The Appel Room at Jazz at Lincoln Center, based on a design of a Greek amphitheater and overlooking Central Park, served as the backdrop of the performance of the ensemble when they were playing together. Solos by the students were filmed in various locations around Lincoln Center and Juilliard’s performing arts venues, including Paul Hall, Glorya Kaufman Dance Studio and the Peter Jay Sharp Theater.

“Between the summer and winter solstice, we have been able to reunite musicians to play music meant to uplift the communal spirit in cities from Rome, to Shanghai, Tokyo, Seoul and New York City,” said Cristiana Monfardini, Fendi’s chief communications officer, who planned and organized the project. “No one could have anticipated how the idea behind Anima Mundi would evolve based on the historic events of the past year. We are just so proud that Fendi has played some small part in bringing hope and joy in the form of music performed by artists who had been forced into isolation by the pandemic, and were reunited by this project.”

Julliard Jazz, which is celebrating its 20th anniversary this year, is led by renowned trumpeter and composer Wynton Marsalis, a Juilliard alumnus. The school was founded in 1905.

“Our Juilliard students are very excited to be included in this unique, global artistic statement,” Marsalis said. “Fendi has created a provocative suite of episodes showcasing great music, set against iconic architecture, featuring engaging musicians decked out in the elegant clothes and accessories of Fendi. It is fitting that jazz, New York and Juilliard close out this suite. Jazz symbolizes individual freedom, collective creativity and personal resilience — fundamental attributes needed to effectively navigate an increasingly complex world. New York is the quintessential modern metropolis, a cauldron of cutting-edge connectivity. And Juilliard brings youthful virtue, vigor and virtuosity to the timeless challenges of humanity. The current pandemic has given us an unpredictable set of ever-changing variables. Perfect for jazz! The art of mastering the moment with insight, execution and feeling.”

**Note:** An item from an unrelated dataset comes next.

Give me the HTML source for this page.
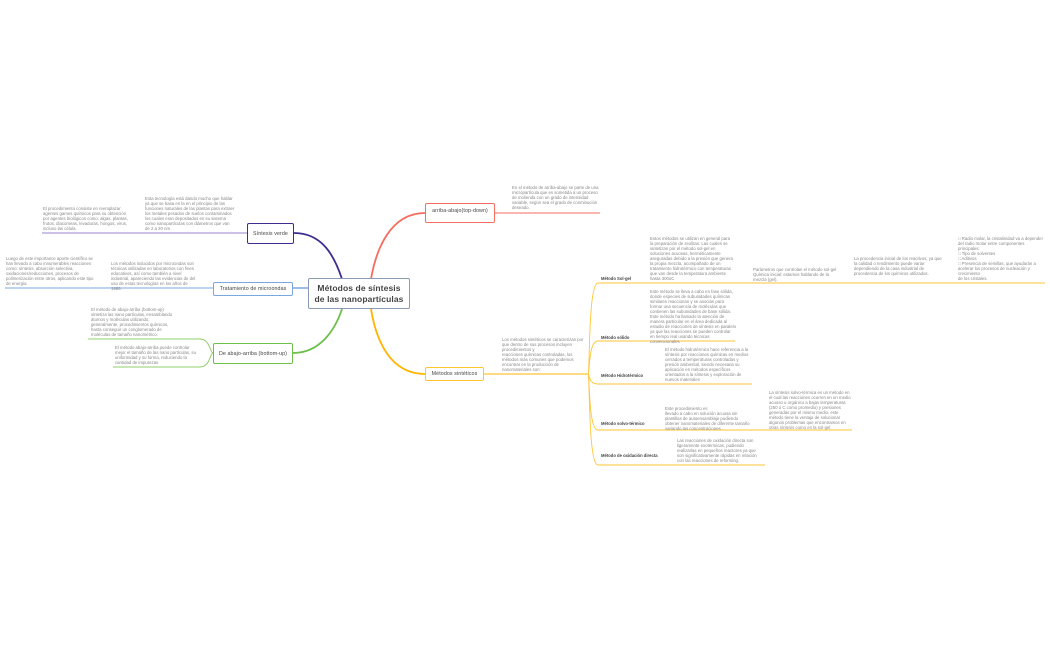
<!DOCTYPE html>
<html><head><meta charset="utf-8"><style>
body{margin:0;width:1050px;height:650px;background:#fff;position:relative;overflow:hidden;font-family:"Liberation Sans",sans-serif}
.t{position:absolute;font-size:4.3px;line-height:5px;color:#888;}
.b{position:absolute;background:#fff;border:1.2px solid;border-radius:2px;font-size:5.3px;color:#444;display:flex;align-items:center;justify-content:center;box-sizing:border-box;letter-spacing:0.1px}
.l{position:absolute;font-size:4.2px;color:#444;font-weight:bold}
svg{position:absolute;left:0;top:0}
</style></head><body>
<svg width="1050" height="650" fill="none">
<path d="M294,233 C322,233 334,255 342,279" stroke="#3b2e8f" stroke-width="1.8"/>
<path d="M293,288 L308,288" stroke="#7ba7e0" stroke-width="1.5"/>
<path d="M293,353 C320,353 335,330 342,309" stroke="#6cc04a" stroke-width="1.8"/>
<path d="M425,213 C390,213 376,250 371,279" stroke="#f46d5e" stroke-width="1.8"/>
<path d="M425,374 C390,374 376,340 371,309" stroke="#ffb400" stroke-width="1.8"/>
<path d="M42,233 H247" stroke="#9a85d0" stroke-width="1"/>
<path d="M5,288 H213" stroke="#7ba7e0" stroke-width="1"/>
<path d="M88,339 H200 C210,339 210,353 213,353 M113,367 H200 C210,367 210,353 213,353" stroke="#8fd06a" stroke-width="1"/>
<path d="M495,213 H600" stroke="#f46d5e" stroke-width="1"/>
<path d="M484,374 H588" stroke="#ffb400" stroke-width="1"/>
<g stroke="#ffc533" stroke-width="0.9">
<path d="M588,374 C590,374 588,283 598,283 H1045"/>
<path d="M588,374 C590,374 588,341 598,341 H735"/>
<path d="M588,374 C590,374 588,384 598,384 H752"/>
<path d="M588,374 C590,374 588,430 598,430 H852"/>
<path d="M588,374 C590,374 588,465 598,465 H765"/>
</g>
</svg>
<div class="b" style="left:308px;top:278px;width:102px;height:31px;border-color:#8a9bb5;font-size:8.5px;line-height:11px;text-align:center;font-weight:bold">Métodos de síntesis<br>de las nanopartículas</div>
<div class="b" style="left:247px;top:223px;width:47px;height:21px;border-color:#3b2e8f">Síntesis verde</div>
<div class="b" style="left:213px;top:282px;width:80px;height:14px;border-color:#7ba7e0">Tratamiento de microondas</div>
<div class="b" style="left:213px;top:343px;width:80px;height:21px;border-color:#6cc04a">De abajo-arriba (bottom-up)</div>
<div class="b" style="left:425px;top:203px;width:70px;height:20px;border-color:#f46d5e;align-items:flex-start;padding-top:4px">arriba-abajo(top-down)</div>
<div class="b" style="left:425px;top:367px;width:59px;height:14px;border-color:#ffc533">Métodos sintéticos</div>

<div class="t" style="left:43px;top:206px;width:88px">El procedimiento consiste en reemplazar agentes games químicos para su obtención por agentes biológicos como: algas, plantas, frutos, diacomeas, levaduras, hongos, virus, incluso las célula.</div>
<div class="t" style="left:145px;top:196px;width:90px">Esta tecnología está dando mucho que hablar ya que se basa en la en el principio de las funciones naturales de las plantas para extraer los metales pesados de suelos contaminados los cuales eran depositados en su sistema como nanopartículas con diámetros que van de 2 a 20 nm</div>
<div class="t" style="left:6px;top:256px;width:90px">Luego de este importance aporte científico se han llevado a cabo innumerables reacciones como: síntesis, absorción selectiva, oxidaciones/reducciones, procesos de polimerización entre otros, aplicando este tipo de energía</div>
<div class="t" style="left:111px;top:261px;width:88px">Los métodos inducidos por microondas son técnicas utilizadas en laboratorios con fines educativos, así como también a nivel industrial, apareciendo las evidencias de del uso de estas tecnologías en los años de 1986.</div>
<div class="t" style="left:91px;top:307px;width:84px">El método de abajo-arriba (bottom-up) sintetiza las nano partículas, ensamblando átomos y moléculas utilizando, generalmente, procedimientos químicos, hasta conseguir un conglomerado de moléculas de tamaño nanométrico.</div>
<div class="t" style="left:115px;top:345px;width:84px">El método abajo-arriba puede controlar mejor el tamaño de las nano partículas, su uniformidad y su forma, reduciendo la cantidad de impurezas</div>
<div class="t" style="left:512px;top:185px;width:88px">En el método de arriba-abajo se parte de una micropartícula que es sometida a un proceso de molienda con un grado de intensidad variable, según sea el grado de conminución deseado.</div>
<div class="t" style="left:502px;top:337px;width:82px">Los métodos sintéticos se caracterizan por que dentro de sus procesos incluyen procedimientos y<br>reacciones químicas controladas, los métodos más comunes que podemos encontrar en la producción de nanomateriales son:</div>

<div class="l" style="left:601px;top:276px">Método Sol-gel</div>
<div class="l" style="left:601px;top:335px">Método sólido</div>
<div class="l" style="left:601px;top:373px">Método Hidrotérmico</div>
<div class="l" style="left:601px;top:421px">Método solvo-térmico</div>
<div class="l" style="left:601px;top:453px">Método de oxidación directa</div>

<div class="t" style="left:650px;top:236px;width:84px">Estos métodos se utilizan en general para la preparación de zeolitas. Las cuales se sintetizan por el método sol-gel en soluciones acuosas, herméticamente aseguradas debido a la presión que genera la propia mezcla, acompañado de un tratamiento hidrotérmico con temperaturas que van desde la temperatura ambiente hasta 300oC</div>
<div class="t" style="left:753px;top:267px;width:84px">Parámetros que controlan el método sol-gel Química inicial: estamos hablando de la mezcla (gel).</div>
<div class="t" style="left:854px;top:256px;width:88px">La procedencia inicial de los reactivos, ya que la calidad o rendimiento puede variar dependiendo de la casa industrial de procedencia de los químicos utilizados.</div>
<div class="t" style="left:958px;top:236px;width:88px">□ Radio molar, la cristalinidad va a depender del radio molar entre componentes principales.<br>□ Tipo de solventes<br>□ Aditivos<br>□ Presencia de semillas, que ayudarán a acelerar los procesos de nucleación y crecimiento<br>de los cristales.</div>
<div class="t" style="left:650px;top:289px;width:86px">Este método se lleva a cabo en fase sólida, donde especies de subunidades químicas similares reaccionan y se asocian para formar una secuencia de moléculas que contienen las subunidades de base sólida. Este método ha llamado la atención de manera particular en el área dedicada al estudio de reacciones de síntesis en paralelo ya que las reacciones se pueden controlar en tiempo real usando técnicas convencionales</div>
<div class="t" style="left:665px;top:347px;width:86px">El método hidrotérmico hace referencia a la síntesis por reacciones químicas en medios cerrados a temperaturas controladas y presión ambiental, siendo necesaria su aplicación en métodos específicos orientados a la síntesis y exploración de nuevos materiales</div>
<div class="t" style="left:665px;top:406px;width:86px">Este procedimiento es<br>llevado a cabo en solución acuosa sin plantillas de autoensamblaje pudiendo obtener nanomateriales de diferente tamaño variando las concentraciones.</div>
<div class="t" style="left:769px;top:390px;width:84px">La síntesis solvo-térmica es un método en el cual las reacciones ocurren en un medio acuoso u orgánico a bajas temperaturas (250 o C como promedio) y presiones generadas por el mismo medio, este método tiene la ventaja de solucionar algunos problemas que encontramos en otras síntesis como en la sol-gel.</div>
<div class="t" style="left:677px;top:438px;width:86px">Las reacciones de oxidación directa son ligeramente exotérmicas, pudiendo realizarlas en pequeños reactores ya que son significativamente rápidas en relación con las reacciones de reforming.</div>
</body></html>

The students include saxophonist Colin Waters; trumpeter Summer Camargo; drummer Taurien Reddick; bassist Jayla Chee; pianist Tyler Henderson, and trombonist Jasim Perales, and were directed by Nick Morgan Lieberman.

Fendi has in the past collaborated with a range of diverse artists spanning from Nicki Minaj to Hong Kong singer and dancer Jackson Wang.

The social media reach of the four previous videos totaled 34.7 million and the total views amounted to 6.3 million. Total impressions reached 273 million.

In Rome, where the first Anima Mundi event was staged, Fendi partnered with the 16th-century Accademia Nazionale di Santa Cecilia, one of the most storied music institutions in the world, to stream a performance of Antonio Vivaldi’s “Estate [Summer]” from the “Four Seasons.” It was held at the company’s headquarters in the Italian capital, at the Palazzo della Civiltà, also known as the Square Colosseum, last June.

Inspired by the Anima Mundi, or the soul of the universe, philosophical concept, the performance was filmed throughout the Palazzo della Civiltà, with the first movement at dawn, on the steps of the building, and then under the arches, maintaining the necessary social distance. In the end, the musicians regrouped at sunset on the rooftop of the palazzo.

In July, Anima Mundi moved to Shanghai, collaborating with Poly Performing Arts Co. Ltd., where baritone and opera singer Jia Fan, pianist Shen Zeyu and an orchestra composed by violinist Yang Han and seven young musicians performed by the Huangpu River.

In September, Fendi teamed with the Tokyo University of the Arts, when students Rio Arai, a violinist, and Kohei Ueno a saxophonist, played the finale of Gioachino Rossini’s “William Tell Overture” on the panoramic terrace Shibuya Sky.

In Seoul last month, Fendi collaborated with chamber orchestra Sejong Soloists, which played Vivaldi at the Dongdaemun Design Plaza (DDP), which was designed by the late architect Zaha Hadid and is the world’s largest three-dimensional amorphous architectural structure.